**Collected data**:
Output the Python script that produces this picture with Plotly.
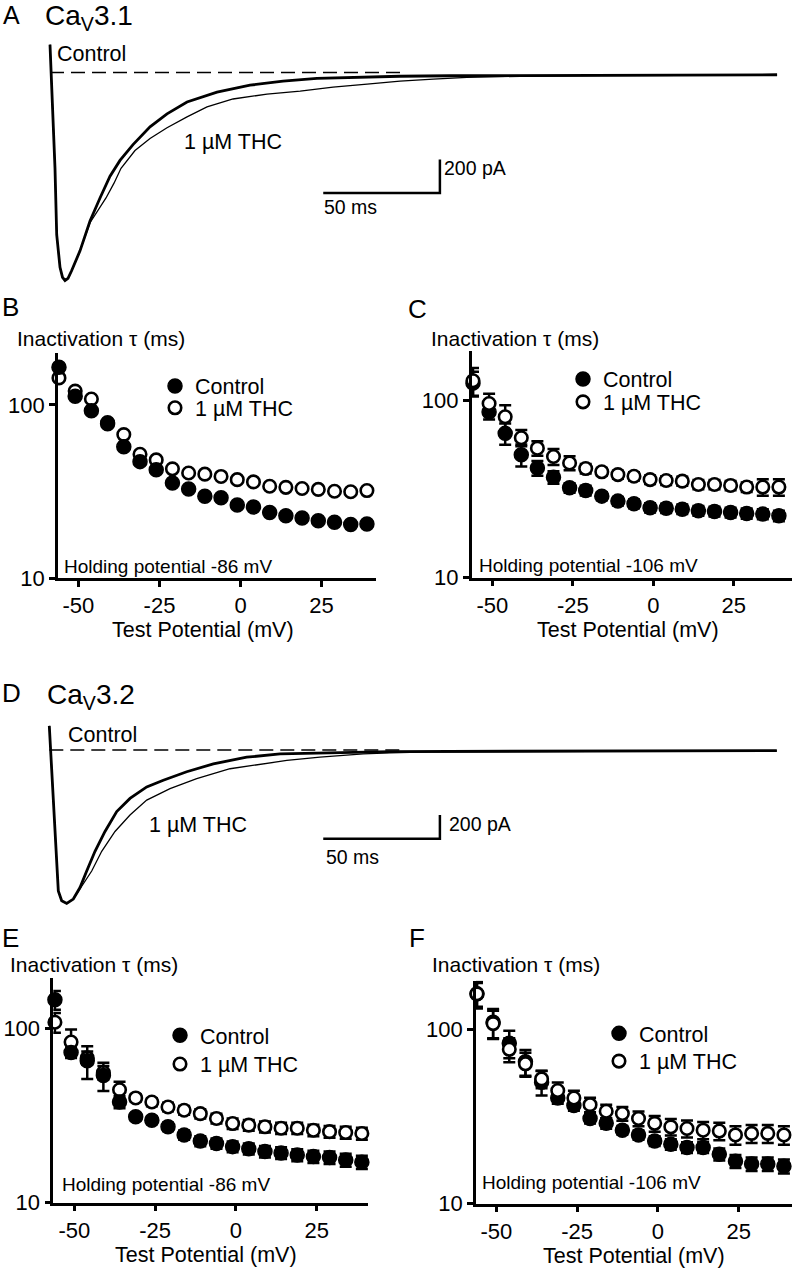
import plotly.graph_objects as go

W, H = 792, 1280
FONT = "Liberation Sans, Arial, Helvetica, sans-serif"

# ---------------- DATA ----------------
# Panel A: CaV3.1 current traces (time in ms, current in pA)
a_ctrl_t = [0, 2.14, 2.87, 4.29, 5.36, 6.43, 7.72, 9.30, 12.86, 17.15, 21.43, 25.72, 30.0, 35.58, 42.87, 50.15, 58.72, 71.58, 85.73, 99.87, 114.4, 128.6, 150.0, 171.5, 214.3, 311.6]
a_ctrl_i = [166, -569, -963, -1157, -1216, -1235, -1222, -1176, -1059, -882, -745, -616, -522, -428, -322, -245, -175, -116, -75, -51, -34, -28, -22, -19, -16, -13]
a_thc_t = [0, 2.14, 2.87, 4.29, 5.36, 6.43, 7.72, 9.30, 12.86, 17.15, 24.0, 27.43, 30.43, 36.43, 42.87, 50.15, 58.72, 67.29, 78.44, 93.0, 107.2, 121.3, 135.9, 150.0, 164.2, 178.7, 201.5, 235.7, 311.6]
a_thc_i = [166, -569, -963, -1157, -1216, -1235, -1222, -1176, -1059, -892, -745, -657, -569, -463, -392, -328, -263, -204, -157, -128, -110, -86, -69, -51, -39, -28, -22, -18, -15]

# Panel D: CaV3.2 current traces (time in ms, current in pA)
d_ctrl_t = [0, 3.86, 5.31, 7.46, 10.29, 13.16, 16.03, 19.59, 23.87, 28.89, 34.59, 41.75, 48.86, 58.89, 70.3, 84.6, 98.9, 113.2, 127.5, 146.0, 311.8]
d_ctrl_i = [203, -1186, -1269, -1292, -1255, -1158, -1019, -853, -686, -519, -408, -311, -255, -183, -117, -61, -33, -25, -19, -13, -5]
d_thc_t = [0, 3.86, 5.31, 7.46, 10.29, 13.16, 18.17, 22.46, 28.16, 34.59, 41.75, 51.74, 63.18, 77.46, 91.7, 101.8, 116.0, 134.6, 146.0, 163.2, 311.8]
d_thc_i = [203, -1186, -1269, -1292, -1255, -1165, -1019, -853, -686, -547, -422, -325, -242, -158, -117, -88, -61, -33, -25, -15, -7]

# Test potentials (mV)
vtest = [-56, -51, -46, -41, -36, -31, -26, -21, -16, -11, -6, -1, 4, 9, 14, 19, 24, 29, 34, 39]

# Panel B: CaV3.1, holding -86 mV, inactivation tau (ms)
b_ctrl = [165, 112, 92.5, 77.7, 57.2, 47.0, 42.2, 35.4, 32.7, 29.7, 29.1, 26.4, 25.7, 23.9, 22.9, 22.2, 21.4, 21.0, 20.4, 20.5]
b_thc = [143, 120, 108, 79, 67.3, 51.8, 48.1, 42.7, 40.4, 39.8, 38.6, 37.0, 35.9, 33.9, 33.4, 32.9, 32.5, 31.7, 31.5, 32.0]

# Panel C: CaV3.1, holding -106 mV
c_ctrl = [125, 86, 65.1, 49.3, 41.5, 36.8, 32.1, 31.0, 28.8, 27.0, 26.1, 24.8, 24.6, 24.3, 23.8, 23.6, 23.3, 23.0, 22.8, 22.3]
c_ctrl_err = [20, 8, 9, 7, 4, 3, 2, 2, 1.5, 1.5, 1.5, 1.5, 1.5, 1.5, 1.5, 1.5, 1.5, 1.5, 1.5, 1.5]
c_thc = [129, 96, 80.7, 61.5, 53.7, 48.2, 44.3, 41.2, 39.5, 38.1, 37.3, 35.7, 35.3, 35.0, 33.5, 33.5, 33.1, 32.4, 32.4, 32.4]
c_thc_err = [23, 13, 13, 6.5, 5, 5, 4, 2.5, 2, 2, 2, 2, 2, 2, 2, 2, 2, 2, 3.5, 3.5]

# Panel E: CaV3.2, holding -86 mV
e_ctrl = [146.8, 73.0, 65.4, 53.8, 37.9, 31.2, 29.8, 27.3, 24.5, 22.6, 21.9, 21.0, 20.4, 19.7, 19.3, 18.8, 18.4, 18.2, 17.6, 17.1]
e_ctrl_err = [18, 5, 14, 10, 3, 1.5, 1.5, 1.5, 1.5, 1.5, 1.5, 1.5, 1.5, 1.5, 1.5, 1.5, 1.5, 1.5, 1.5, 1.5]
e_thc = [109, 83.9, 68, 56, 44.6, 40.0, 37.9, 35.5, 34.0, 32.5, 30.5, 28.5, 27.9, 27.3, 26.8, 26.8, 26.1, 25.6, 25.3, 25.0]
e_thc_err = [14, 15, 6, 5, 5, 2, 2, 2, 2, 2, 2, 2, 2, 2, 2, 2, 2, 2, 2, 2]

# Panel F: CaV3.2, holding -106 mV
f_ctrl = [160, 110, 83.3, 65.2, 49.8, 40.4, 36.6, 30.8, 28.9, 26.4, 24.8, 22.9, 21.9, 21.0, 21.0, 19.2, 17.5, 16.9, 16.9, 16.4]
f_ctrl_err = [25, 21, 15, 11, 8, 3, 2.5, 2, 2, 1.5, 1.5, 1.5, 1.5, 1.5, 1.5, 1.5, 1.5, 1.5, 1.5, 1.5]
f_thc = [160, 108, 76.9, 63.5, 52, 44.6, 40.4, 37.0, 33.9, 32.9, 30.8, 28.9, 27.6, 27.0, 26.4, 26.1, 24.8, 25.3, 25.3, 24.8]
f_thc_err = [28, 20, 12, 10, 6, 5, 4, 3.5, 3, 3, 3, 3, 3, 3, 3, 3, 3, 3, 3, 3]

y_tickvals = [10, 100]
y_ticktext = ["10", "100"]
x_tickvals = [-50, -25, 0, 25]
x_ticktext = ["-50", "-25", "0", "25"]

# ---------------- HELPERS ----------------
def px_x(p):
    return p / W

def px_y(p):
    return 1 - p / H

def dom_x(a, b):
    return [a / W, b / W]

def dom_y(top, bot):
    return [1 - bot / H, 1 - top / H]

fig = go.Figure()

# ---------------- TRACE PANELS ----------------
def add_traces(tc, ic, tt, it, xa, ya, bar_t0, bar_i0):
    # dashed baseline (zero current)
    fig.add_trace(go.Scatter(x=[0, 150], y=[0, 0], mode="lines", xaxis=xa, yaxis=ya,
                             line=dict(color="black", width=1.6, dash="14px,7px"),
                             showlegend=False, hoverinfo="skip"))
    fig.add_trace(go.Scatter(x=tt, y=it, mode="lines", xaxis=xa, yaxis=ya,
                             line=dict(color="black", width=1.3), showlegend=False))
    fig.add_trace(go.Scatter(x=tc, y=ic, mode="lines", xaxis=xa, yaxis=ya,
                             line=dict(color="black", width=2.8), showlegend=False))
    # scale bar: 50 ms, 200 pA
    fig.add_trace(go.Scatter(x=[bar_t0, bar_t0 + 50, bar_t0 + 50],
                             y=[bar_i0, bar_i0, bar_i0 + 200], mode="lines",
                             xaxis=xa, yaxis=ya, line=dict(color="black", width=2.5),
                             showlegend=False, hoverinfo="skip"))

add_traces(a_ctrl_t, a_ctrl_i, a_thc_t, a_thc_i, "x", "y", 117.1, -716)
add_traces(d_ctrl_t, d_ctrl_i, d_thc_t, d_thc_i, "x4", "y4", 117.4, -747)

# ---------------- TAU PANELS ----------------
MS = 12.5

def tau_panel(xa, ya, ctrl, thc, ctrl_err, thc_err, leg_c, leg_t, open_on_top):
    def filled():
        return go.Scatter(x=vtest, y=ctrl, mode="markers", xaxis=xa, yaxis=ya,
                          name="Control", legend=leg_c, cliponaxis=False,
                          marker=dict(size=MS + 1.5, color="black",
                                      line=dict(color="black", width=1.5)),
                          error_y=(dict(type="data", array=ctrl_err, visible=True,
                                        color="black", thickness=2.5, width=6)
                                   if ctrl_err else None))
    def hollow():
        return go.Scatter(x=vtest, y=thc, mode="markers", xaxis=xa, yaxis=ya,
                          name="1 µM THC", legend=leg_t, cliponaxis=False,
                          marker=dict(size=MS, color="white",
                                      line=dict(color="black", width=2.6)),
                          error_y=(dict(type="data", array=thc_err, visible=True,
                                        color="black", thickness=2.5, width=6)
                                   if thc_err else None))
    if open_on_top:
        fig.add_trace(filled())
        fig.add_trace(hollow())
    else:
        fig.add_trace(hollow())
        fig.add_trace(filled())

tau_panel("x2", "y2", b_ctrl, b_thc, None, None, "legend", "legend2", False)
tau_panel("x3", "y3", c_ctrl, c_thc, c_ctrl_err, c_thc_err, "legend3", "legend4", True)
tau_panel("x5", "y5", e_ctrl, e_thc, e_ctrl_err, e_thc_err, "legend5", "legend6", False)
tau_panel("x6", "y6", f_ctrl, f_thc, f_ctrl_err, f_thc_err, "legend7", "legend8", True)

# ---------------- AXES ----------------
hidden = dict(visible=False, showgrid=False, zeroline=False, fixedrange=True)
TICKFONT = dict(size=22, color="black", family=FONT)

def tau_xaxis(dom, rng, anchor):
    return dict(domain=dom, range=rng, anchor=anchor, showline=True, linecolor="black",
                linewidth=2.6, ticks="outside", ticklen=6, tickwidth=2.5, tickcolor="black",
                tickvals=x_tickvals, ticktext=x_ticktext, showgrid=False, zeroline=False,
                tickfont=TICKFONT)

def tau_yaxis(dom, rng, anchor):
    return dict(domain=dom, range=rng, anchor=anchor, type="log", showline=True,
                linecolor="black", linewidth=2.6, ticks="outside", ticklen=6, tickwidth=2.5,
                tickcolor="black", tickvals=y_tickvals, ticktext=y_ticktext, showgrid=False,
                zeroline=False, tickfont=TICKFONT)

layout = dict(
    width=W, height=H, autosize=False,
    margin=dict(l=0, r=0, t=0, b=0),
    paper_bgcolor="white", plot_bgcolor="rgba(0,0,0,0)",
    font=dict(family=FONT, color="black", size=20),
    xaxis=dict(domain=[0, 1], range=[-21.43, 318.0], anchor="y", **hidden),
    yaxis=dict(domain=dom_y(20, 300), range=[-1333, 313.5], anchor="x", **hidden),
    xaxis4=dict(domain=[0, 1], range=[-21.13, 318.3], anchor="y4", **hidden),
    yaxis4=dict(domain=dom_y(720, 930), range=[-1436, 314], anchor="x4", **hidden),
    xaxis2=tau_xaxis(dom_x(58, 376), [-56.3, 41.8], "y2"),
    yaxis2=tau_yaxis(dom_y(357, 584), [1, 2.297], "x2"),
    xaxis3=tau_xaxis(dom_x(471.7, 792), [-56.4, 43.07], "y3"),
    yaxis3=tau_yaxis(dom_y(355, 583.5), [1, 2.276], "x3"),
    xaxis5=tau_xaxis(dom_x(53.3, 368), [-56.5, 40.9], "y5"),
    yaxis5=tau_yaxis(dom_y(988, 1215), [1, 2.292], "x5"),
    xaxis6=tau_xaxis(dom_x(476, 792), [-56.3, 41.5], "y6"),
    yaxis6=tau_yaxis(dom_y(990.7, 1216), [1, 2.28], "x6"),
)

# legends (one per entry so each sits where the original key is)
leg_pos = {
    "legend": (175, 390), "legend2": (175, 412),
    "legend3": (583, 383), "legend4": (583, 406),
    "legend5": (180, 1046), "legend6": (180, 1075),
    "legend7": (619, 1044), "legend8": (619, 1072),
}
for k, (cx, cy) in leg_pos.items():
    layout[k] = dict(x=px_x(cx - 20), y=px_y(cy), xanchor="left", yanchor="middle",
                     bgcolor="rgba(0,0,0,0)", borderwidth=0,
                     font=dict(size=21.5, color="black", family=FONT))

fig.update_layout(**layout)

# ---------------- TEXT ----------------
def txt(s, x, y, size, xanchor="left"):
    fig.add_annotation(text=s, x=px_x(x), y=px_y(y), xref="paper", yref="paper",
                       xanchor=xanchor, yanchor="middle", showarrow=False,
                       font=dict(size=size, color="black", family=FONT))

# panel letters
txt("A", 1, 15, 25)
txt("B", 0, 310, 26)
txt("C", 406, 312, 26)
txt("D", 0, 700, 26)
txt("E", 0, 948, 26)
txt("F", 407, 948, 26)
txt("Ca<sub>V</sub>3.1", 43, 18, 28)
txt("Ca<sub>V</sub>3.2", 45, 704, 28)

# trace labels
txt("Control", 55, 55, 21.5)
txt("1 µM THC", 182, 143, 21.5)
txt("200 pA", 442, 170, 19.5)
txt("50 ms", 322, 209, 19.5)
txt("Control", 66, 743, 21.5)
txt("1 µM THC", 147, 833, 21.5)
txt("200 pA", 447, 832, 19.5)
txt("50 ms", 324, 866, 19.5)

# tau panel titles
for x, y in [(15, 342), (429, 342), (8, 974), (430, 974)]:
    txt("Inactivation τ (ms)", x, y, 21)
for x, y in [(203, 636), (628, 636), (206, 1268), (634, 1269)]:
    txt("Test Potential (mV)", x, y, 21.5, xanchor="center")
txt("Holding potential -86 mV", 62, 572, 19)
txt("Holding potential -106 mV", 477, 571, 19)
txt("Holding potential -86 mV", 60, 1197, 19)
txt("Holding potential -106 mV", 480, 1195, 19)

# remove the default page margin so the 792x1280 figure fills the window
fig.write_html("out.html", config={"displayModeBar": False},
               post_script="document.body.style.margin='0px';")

**The exercise**:
Without any pictures, reproduce the lines from the first one in the material through the line that has "-22, -18, -15]", exactly as they appear.

**Response to the task**:
Output the Python script that produces this picture with Plotly.
import plotly.graph_objects as go

W, H = 792, 1280
FONT = "Liberation Sans, Arial, Helvetica, sans-serif"

# ---------------- DATA ----------------
# Panel A: CaV3.1 current traces (time in ms, current in pA)
a_ctrl_t = [0, 2.14, 2.87, 4.29, 5.36, 6.43, 7.72, 9.30, 12.86, 17.15, 21.43, 25.72, 30.0, 35.58, 42.87, 50.15, 58.72, 71.58, 85.73, 99.87, 114.4, 128.6, 150.0, 171.5, 214.3, 311.6]
a_ctrl_i = [166, -569, -963, -1157, -1216, -1235, -1222, -1176, -1059, -882, -745, -616, -522, -428, -322, -245, -175, -116, -75, -51, -34, -28, -22, -19, -16, -13]
a_thc_t = [0, 2.14, 2.87, 4.29, 5.36, 6.43, 7.72, 9.30, 12.86, 17.15, 24.0, 27.43, 30.43, 36.43, 42.87, 50.15, 58.72, 67.29, 78.44, 93.0, 107.2, 121.3, 135.9, 150.0, 164.2, 178.7, 201.5, 235.7, 311.6]
a_thc_i = [166, -569, -963, -1157, -1216, -1235, -1222, -1176, -1059, -892, -745, -657, -569, -463, -392, -328, -263, -204, -157, -128, -110, -86, -69, -51, -39, -28, -22, -18, -15]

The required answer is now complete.